SXSW Interactive 2014
Entropy and the Internet of Useful Things
The 'Internet of Things' is finally here. Every week a new 'connected device' appears with a slick video and a remarkably trivial application. Why are these devices so consistently failing to fit into our lives in meaningful ways? Where should we look for the inspiration to create the devices and systems that are truly important?
Remarkably, thermodynamics can help us. Specifically an understanding of the how the forces of order and disorder work in nature - and their analogues in our physical environments.
Thermodynamics says that everything tends to mess, and yet nature is able to consistently deliver order from this chaos - from crystals to self-replicating organisms. This is possible because of the intimacy with which nature binds information to matter.

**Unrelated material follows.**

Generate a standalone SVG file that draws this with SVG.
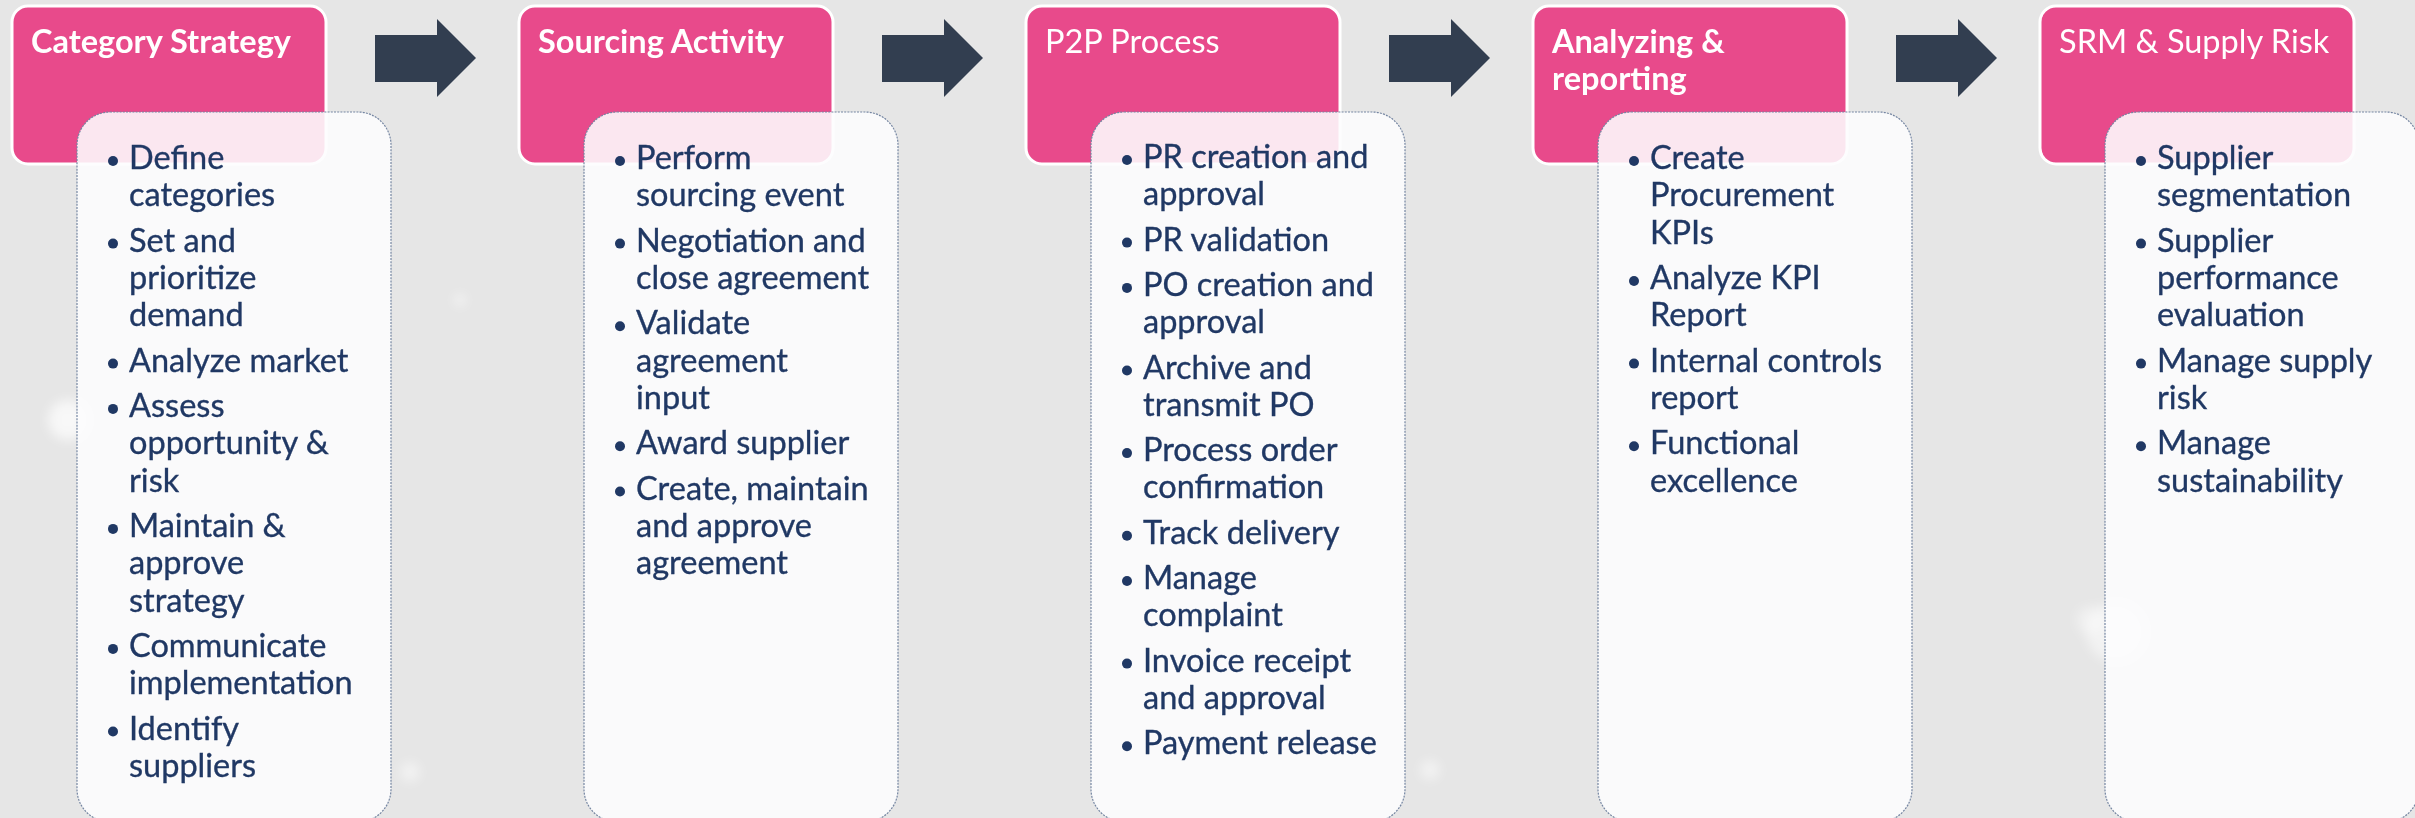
<svg xmlns="http://www.w3.org/2000/svg" width="2415" height="818" viewBox="0 0 2415 818">
<defs>
<style>
.hdr{fill:#E84A8B;stroke:#FFFFFF;stroke-width:3}
.card{fill:#FDFDFE;fill-opacity:0.88;stroke:#7586A2;stroke-width:1.2;stroke-dasharray:2 1.2}
.ttl{font-family:Lato,"Liberation Sans",sans-serif;font-size:32.5px;fill:#FFFFFF}
.b{font-weight:bold}
.itm{font-family:Lato,"Liberation Sans",sans-serif;font-size:32.5px;fill:#203864;stroke:#203864;stroke-width:0.35}
.dot{fill:#203864}
.arw{fill:#323E50}
</style>
<filter id="blur" x="-50%" y="-50%" width="200%" height="200%"><feGaussianBlur stdDeviation="6"/></filter>
</defs>
<rect x="0" y="0" width="2415" height="818" fill="#E6E6E6"/>
<g id="bokeh" fill="#FFFFFF" filter="url(#blur)">
<circle cx="68" cy="420" r="20" opacity="0.7"/>
<circle cx="2116" cy="632" r="30" opacity="0.5"/>
<circle cx="460" cy="300" r="6" opacity="0.6"/>
<circle cx="410" cy="772" r="10" opacity="0.5"/>
<circle cx="1430" cy="770" r="10" opacity="0.5"/>
<circle cx="2090" cy="620" r="14" opacity="0.4"/>
</g>

<g id="connectors">
<path class="arw" d="M375,35 H437 V19 L476,58 L437,97 V82 H375 Z"/>
<path class="arw" d="M882,35 H944 V19 L983,58 L944,97 V82 H882 Z"/>
<path class="arw" d="M1389,35 H1451 V19 L1490,58 L1451,97 V82 H1389 Z"/>
<path class="arw" d="M1896,35 H1958 V19 L1997,58 L1958,97 V82 H1896 Z"/>
</g>

<g id="node-category-strategy">
<rect class="hdr" x="12" y="6" width="314" height="158" rx="16"/>
<text class="ttl b" x="31" y="53">Category Strategy</text>
<rect class="card" x="77" y="112" width="314" height="710" rx="33"/>
<g class="dot">
<circle cx="113" cy="161" r="5"/><circle cx="113" cy="243.6" r="5"/><circle cx="113" cy="363.6" r="5"/><circle cx="113" cy="408.9" r="5"/><circle cx="113" cy="528.9" r="5"/><circle cx="113" cy="648.9" r="5"/><circle cx="113" cy="731.5" r="5"/>
</g>
<text class="itm">
<tspan x="129" y="169">Define</tspan><tspan x="129" y="206.3">categories</tspan>
<tspan x="129" y="251.6">Set and</tspan><tspan x="129" y="288.9">prioritize</tspan><tspan x="129" y="326.2">demand</tspan>
<tspan x="129" y="371.6">Analyze market</tspan>
<tspan x="129" y="416.9">Assess</tspan><tspan x="129" y="454.2">opportunity &amp;</tspan><tspan x="129" y="491.5">risk</tspan>
<tspan x="129" y="536.9">Maintain &amp;</tspan><tspan x="129" y="574.2">approve</tspan><tspan x="129" y="611.5">strategy</tspan>
<tspan x="129" y="656.9">Communicate</tspan><tspan x="129" y="694.2">implementation</tspan>
<tspan x="129" y="739.5">Identify</tspan><tspan x="129" y="776.8">suppliers</tspan>
</text>
</g>

<g id="node-sourcing-activity">
<rect class="hdr" x="519" y="6" width="314" height="158" rx="16"/>
<text class="ttl b" x="538" y="53">Sourcing Activity</text>
<rect class="card" x="584" y="112" width="314" height="710" rx="33"/>
<g class="dot">
<circle cx="620" cy="161" r="5"/><circle cx="620" cy="243.6" r="5"/><circle cx="620" cy="326.2" r="5"/><circle cx="620" cy="446.2" r="5"/><circle cx="620" cy="491.5" r="5"/>
</g>
<text class="itm">
<tspan x="636" y="169">Perform</tspan><tspan x="636" y="206.3">sourcing event</tspan>
<tspan x="636" y="251.6">Negotiation and</tspan><tspan x="636" y="288.9">close agreement</tspan>
<tspan x="636" y="334.2">Validate</tspan><tspan x="636" y="371.5">agreement</tspan><tspan x="636" y="408.8">input</tspan>
<tspan x="636" y="454.2">Award supplier</tspan>
<tspan x="636" y="499.5">Create, maintain</tspan><tspan x="636" y="536.8">and approve</tspan><tspan x="636" y="574.1">agreement</tspan>
</text>
</g>

<g id="node-p2p-process">
<rect class="hdr" x="1026" y="6" width="314" height="158" rx="16"/>
<text class="ttl" x="1045" y="53">P2P Process</text>
<rect class="card" x="1091" y="112" width="314" height="710" rx="33"/>
<g class="dot">
<circle cx="1127" cy="160" r="5"/><circle cx="1127" cy="242.6" r="5"/><circle cx="1127" cy="287.9" r="5"/><circle cx="1127" cy="370.5" r="5"/><circle cx="1127" cy="453.1" r="5"/><circle cx="1127" cy="535.7" r="5"/><circle cx="1127" cy="581" r="5"/><circle cx="1127" cy="663.6" r="5"/><circle cx="1127" cy="746.2" r="5"/>
</g>
<text class="itm">
<tspan x="1143" y="168">PR creation and</tspan><tspan x="1143" y="205.3">approval</tspan>
<tspan x="1143" y="250.6">PR validation</tspan>
<tspan x="1143" y="295.9">PO creation and</tspan><tspan x="1143" y="333.2">approval</tspan>
<tspan x="1143" y="378.5">Archive and</tspan><tspan x="1143" y="415.8">transmit PO</tspan>
<tspan x="1143" y="461.1">Process order</tspan><tspan x="1143" y="498.4">confirmation</tspan>
<tspan x="1143" y="543.7">Track delivery</tspan>
<tspan x="1143" y="589">Manage</tspan><tspan x="1143" y="626.3">complaint</tspan>
<tspan x="1143" y="671.6">Invoice receipt</tspan><tspan x="1143" y="708.9">and approval</tspan>
<tspan x="1143" y="754.2">Payment release</tspan>
</text>
</g>

<g id="node-analyzing-reporting">
<rect class="hdr" x="1533" y="6" width="314" height="158" rx="16"/>
<text class="ttl b"><tspan x="1552" y="53">Analyzing &amp;</tspan><tspan x="1552" y="90">reporting</tspan></text>
<rect class="card" x="1598" y="112" width="314" height="710" rx="33"/>
<g class="dot">
<circle cx="1634" cy="161" r="5"/><circle cx="1634" cy="281" r="5"/><circle cx="1634" cy="363.6" r="5"/><circle cx="1634" cy="446.2" r="5"/>
</g>
<text class="itm">
<tspan x="1650" y="169">Create</tspan><tspan x="1650" y="206.3">Procurement</tspan><tspan x="1650" y="243.6">KPIs</tspan>
<tspan x="1650" y="289">Analyze KPI</tspan><tspan x="1650" y="326.3">Report</tspan>
<tspan x="1650" y="371.6">Internal controls</tspan><tspan x="1650" y="408.9">report</tspan>
<tspan x="1650" y="454.2">Functional</tspan><tspan x="1650" y="491.5">excellence</tspan>
</text>
</g>

<g id="node-srm-supply-risk">
<rect class="hdr" x="2040" y="6" width="314" height="158" rx="16"/>
<text class="ttl" x="2059" y="53">SRM &amp; Supply Risk</text>
<rect class="card" x="2105" y="112" width="314" height="710" rx="33"/>
<g class="dot">
<circle cx="2141" cy="161" r="5"/><circle cx="2141" cy="243.6" r="5"/><circle cx="2141" cy="363.6" r="5"/><circle cx="2141" cy="446.2" r="5"/>
</g>
<text class="itm">
<tspan x="2157" y="169">Supplier</tspan><tspan x="2157" y="206.3">segmentation</tspan>
<tspan x="2157" y="251.6">Supplier</tspan><tspan x="2157" y="288.9">performance</tspan><tspan x="2157" y="326.2">evaluation</tspan>
<tspan x="2157" y="371.6">Manage supply</tspan><tspan x="2157" y="408.9">risk</tspan>
<tspan x="2157" y="454.2">Manage</tspan><tspan x="2157" y="491.5">sustainability</tspan>
</text>
</g>
</svg>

Humans have historically been unable to do this. So we've had to tidy up. The Internet of Things is our first opportunity to challenge this, to make messy situations workable when tidying up is undesirable.
Share this idea
- How can understanding the science of mess help us find inspiration to create meaningful connected devices?
- What is the science of mess, what's it got to do with thermodynamics, crystals and the emergence of life?
- How is this relevant to the way we design and manage our physical environments, and what is the potential for the Internet of Things to affect this?
- How can we use this understanding to identify places and situations where connected devices can be useful and important? What are these messy situations and why wouldn't we want to tidy up?
- How and where has this kind of thinking been applied? What's out there that's working in this way? What's in the pipeline?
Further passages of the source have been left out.